I found the question surprising.
First, I couldn’t fathom why I would feel compelled to do or say anything about a culture that was not my own, particularly one that had had their fill of foreign intrigue. Delusional or not, I considered myself a guest who could either lump it or leave.
Second, I was someone who tended to focus on my own household, rather than the outside world, because that’s where my battles were historically fought.
Third, I couldn’t help thinking of an old Iranian woman I’d met in a waiting room, who’d asked me if I were relieved to no longer be living in the grips of the Great Satan, aka, America. She assumed I could only feel safer as a woman in Iran. (I didn’t; in case you’re wondering.)
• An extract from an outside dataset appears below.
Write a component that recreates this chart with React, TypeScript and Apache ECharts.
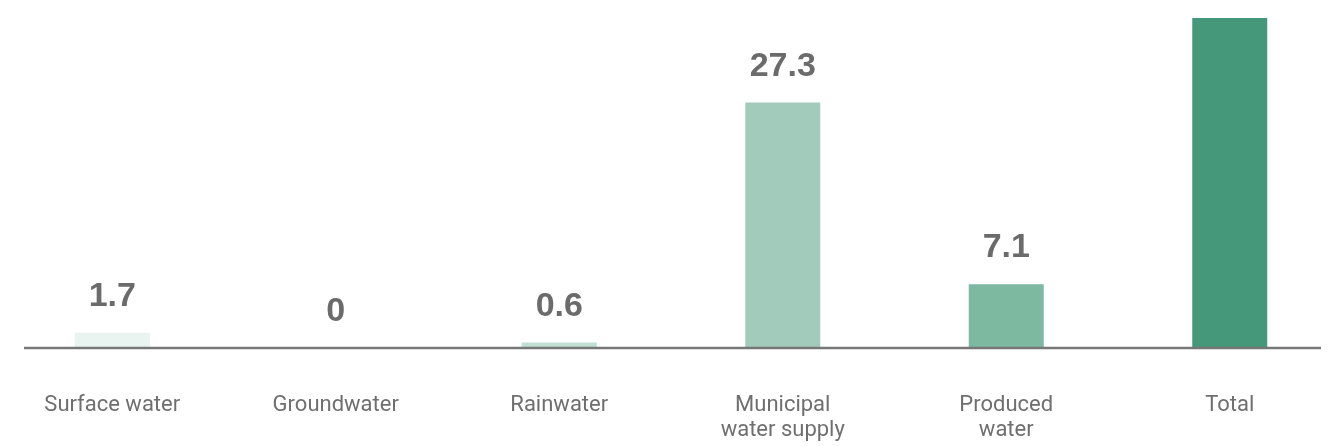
import React, { useEffect, useRef } from "react";
import * as echarts from "echarts";

const categories = [
  "Surface water",
  "Groundwater",
  "Rainwater",
  "Municipal\nwater supply",
  "Produced\nwater",
  "Total",
];
const values = [1.7, 0, 0.6, 27.3, 7.1, 36.7];
const barColors = ["#e9f3ef", "#d6ebe3", "#bfe0d3", "#a3cbbb", "#7db8a1", "#46987a"];
const yearLabel = "2020";

export default function App() {
  const ref = useRef<HTMLDivElement>(null);
  useEffect(() => {
    if (!ref.current) return;
    const chart = echarts.init(ref.current, null, { renderer: "svg" });
    chart.setOption({
      animation: false,
      grid: { left: 0.5, width: 1341, top: 18, bottom: 98, containLabel: false },
      xAxis: {
        type: "category",
        data: categories,
        axisLine: { show: false },
        axisTick: { show: false },
        axisLabel: {
          margin: 43,
          color: "#6f6f6f",
          fontSize: 22,
          lineHeight: 25,
          fontFamily: "'Roboto', sans-serif",
          interval: 0,
        },
      },
      yAxis: {
        type: "value",
        min: 0,
        max: 36.7,
        show: false,
        splitLine: { show: false },
      },
      series: [
        {
          type: "bar",
          barWidth: 75,
          data: values.map((v, i) => ({ value: v, itemStyle: { color: barColors[i] } })),
          label: {
            show: true,
            position: "top",
            distance: 22,
            color: "#6b6b6b",
            fontSize: 34,
            fontWeight: "bold",
            fontFamily: "'Liberation Sans', Arial, sans-serif",
          },
        },
      ],
      graphic: [
        {
          type: "line",
          shape: { x1: 24, y1: 348, x2: 1321, y2: 348 },
          style: { stroke: "#777777", lineWidth: 2.5 },
          z: 10,
        },
        {
          type: "text",
          left: 25,
          top: -15,
          style: {
            text: yearLabel,
            fontSize: 18,
            fontWeight: "bold",
            fill: "#777777",
            fontFamily: "'Liberation Sans', Arial, sans-serif",
          },
        },
      ],
    });
    return () => chart.dispose();
  }, []);
  return (
    <div
      style={{
        position: "fixed",
        left: 0,
        top: 0,
        width: 1336,
        height: 446,
        overflow: "hidden",
      }}
    >
      <div ref={ref} style={{ width: 1345, height: 446 }} />
    </div>
  );
}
That old Iranian woman was exactly the kind of woman whose rights my obstetrician was worried about. Someone who was perfectly happy with the ones she had.
Why am I telling you this story? Well, it’s time for me to talk about the election, express how I feel about it.
Daring, I know.
To be clear, I stood in line for two hours to vote for Harris. I’m the sort of person that refuses to wait in a long line, unless I’m required to do so for important shit, like a heart transplant. I do not like Trump, he scares me because I’m not into authoritarians. I know what that looks like from personal experience and because I’ve read an awful lot of history books. Morally, the guy is a dumpster fire. That matters.
And… this guy was democratically elected. More than half of our citizens believed he would take the country in a direction that would benefit their families. That he would right some wrongs. And statistically, it seems improbable that 50+% of the American people are dyed-in-the-wool racist, misogynistic, morons. In fact, I know some really bright, conscientious people who have admitted, under cover of night, that they were big fans.
Many of my friends are bereft. That’s the best word I can come up with. They feel called to do something, although they’re not quite sure what. Sitting still and allowing democracy to die, which is exactly what they see coming, feels irresponsible. To do so puts one in the same category as the German citizens who stood idly by as Hitler exterminated the Jews. Or the French citizens cowed by the Nazi-installed Vichy government, as opposed to the resistance force that risked their lives in the name of what is right. And you know what? Maybe they’re right. I don’t know. Yet.
Back to the same scene, multiple perspective thing.
Like that old Iranian woman in the waiting room, Trump supporters see our country differently than I do. They clearly come from somewhere I do not. I’m an east coast elite with a bunch of college degrees and it matters not one whit if I pay $7/gallon for gas, or $1.99. I’m fine either way. I’m not wondering how to feed my family or pay my rent. The flat-world economy has been very, very good to me. I don’t need protection from a bully because I have a safety net and I know how to play this game.
From what I’ve gathered, those who voted for Trump see themselves as French Revolutionaries taking down the aristocracy. They no longer want to be told to eat cake when there is no bread. They’d like to see their jobs come back from overseas, not just for their own sake, but for their disenfranchised kids. And they’re more than willing to fight for that.
I can guarantee you that like “us”, they’re listening to leaders who curate content for effect. They see and hear one thing; we see and hear another.
So, where does that leave us? What do I plan to do in this angry, chaotic time? I don’t know. Demonizing the other side doesn’t seem prudent. But I do know that I’m not going to assume that those who voted Trump into office are my mortal enemies. I’m going to assume that their camera lens sees something different than mine does. I’m going to try to stay curious. And to love all of those who are hurting, even those who don’t want it.